▶ _EXERCISE_
Your copy of the material below should match it exactly, except that it holds no pictures.

★ ★ ★ ★ ★ ★ ★

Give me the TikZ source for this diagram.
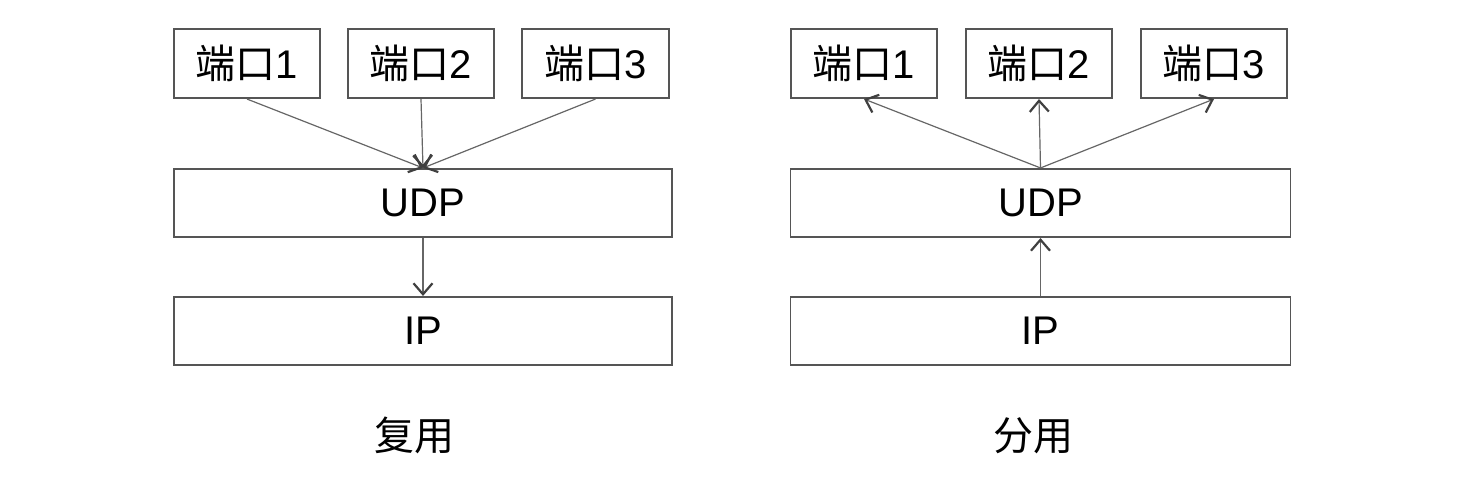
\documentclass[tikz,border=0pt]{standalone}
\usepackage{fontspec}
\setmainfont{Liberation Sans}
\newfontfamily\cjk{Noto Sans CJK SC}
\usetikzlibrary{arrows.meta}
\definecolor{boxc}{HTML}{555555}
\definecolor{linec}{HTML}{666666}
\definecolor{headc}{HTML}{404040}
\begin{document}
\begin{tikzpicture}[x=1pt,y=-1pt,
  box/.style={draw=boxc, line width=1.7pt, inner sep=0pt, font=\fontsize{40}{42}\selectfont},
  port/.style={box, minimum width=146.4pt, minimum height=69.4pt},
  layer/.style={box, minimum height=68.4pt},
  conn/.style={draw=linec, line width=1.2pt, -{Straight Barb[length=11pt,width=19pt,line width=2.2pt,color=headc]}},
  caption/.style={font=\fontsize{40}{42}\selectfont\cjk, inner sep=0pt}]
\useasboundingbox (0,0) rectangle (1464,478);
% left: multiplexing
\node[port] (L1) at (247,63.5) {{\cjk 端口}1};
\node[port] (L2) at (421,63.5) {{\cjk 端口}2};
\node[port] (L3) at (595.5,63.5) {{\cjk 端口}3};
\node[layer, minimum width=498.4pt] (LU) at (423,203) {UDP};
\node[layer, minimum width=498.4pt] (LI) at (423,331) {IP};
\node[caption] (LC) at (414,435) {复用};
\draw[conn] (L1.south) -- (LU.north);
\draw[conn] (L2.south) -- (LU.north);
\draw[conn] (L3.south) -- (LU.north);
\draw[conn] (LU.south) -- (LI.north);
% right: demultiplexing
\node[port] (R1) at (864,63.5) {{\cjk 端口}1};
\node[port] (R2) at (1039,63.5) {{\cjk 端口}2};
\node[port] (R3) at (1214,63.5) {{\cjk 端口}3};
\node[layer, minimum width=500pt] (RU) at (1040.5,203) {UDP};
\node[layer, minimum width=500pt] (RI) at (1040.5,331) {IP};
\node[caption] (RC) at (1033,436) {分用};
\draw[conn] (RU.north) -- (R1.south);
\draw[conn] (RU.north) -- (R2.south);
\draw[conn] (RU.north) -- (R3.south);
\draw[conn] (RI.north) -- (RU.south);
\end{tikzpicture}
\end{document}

★ ★ ★ ★ ★ ★ ★

▶ _WRITTEN REPLY_
Give me the TikZ source for this diagram.
\documentclass[tikz,border=0pt]{standalone}
\usepackage{fontspec}
\setmainfont{Liberation Sans}
\newfontfamily\cjk{Noto Sans CJK SC}
\usetikzlibrary{arrows.meta}
\definecolor{boxc}{HTML}{555555}
\definecolor{linec}{HTML}{666666}
\definecolor{headc}{HTML}{404040}
\begin{document}
\begin{tikzpicture}[x=1pt,y=-1pt,
  box/.style={draw=boxc, line width=1.7pt, inner sep=0pt, font=\fontsize{40}{42}\selectfont},
  port/.style={box, minimum width=146.4pt, minimum height=69.4pt},
  layer/.style={box, minimum height=68.4pt},
  conn/.style={draw=linec, line width=1.2pt, -{Straight Barb[length=11pt,width=19pt,line width=2.2pt,color=headc]}},
  caption/.style={font=\fontsize{40}{42}\selectfont\cjk, inner sep=0pt}]
\useasboundingbox (0,0) rectangle (1464,478);
% left: multiplexing
\node[port] (L1) at (247,63.5) {{\cjk 端口}1};
\node[port] (L2) at (421,63.5) {{\cjk 端口}2};
\node[port] (L3) at (595.5,63.5) {{\cjk 端口}3};
\node[layer, minimum width=498.4pt] (LU) at (423,203) {UDP};
\node[layer, minimum width=498.4pt] (LI) at (423,331) {IP};
\node[caption] (LC) at (414,435) {复用};
\draw[conn] (L1.south) -- (LU.north);
\draw[conn] (L2.south) -- (LU.north);
\draw[conn] (L3.south) -- (LU.north);
\draw[conn] (LU.south) -- (LI.north);
% right: demultiplexing
\node[port] (R1) at (864,63.5) {{\cjk 端口}1};
\node[port] (R2) at (1039,63.5) {{\cjk 端口}2};
\node[port] (R3) at (1214,63.5) {{\cjk 端口}3};
\node[layer, minimum width=500pt] (RU) at (1040.5,203) {UDP};
\node[layer, minimum width=500pt] (RI) at (1040.5,331) {IP};
\node[caption] (RC) at (1033,436) {分用};
\draw[conn] (RU.north) -- (R1.south);
\draw[conn] (RU.north) -- (R2.south);
\draw[conn] (RU.north) -- (R3.south);
\draw[conn] (RI.north) -- (RU.south);
\end{tikzpicture}
\end{document}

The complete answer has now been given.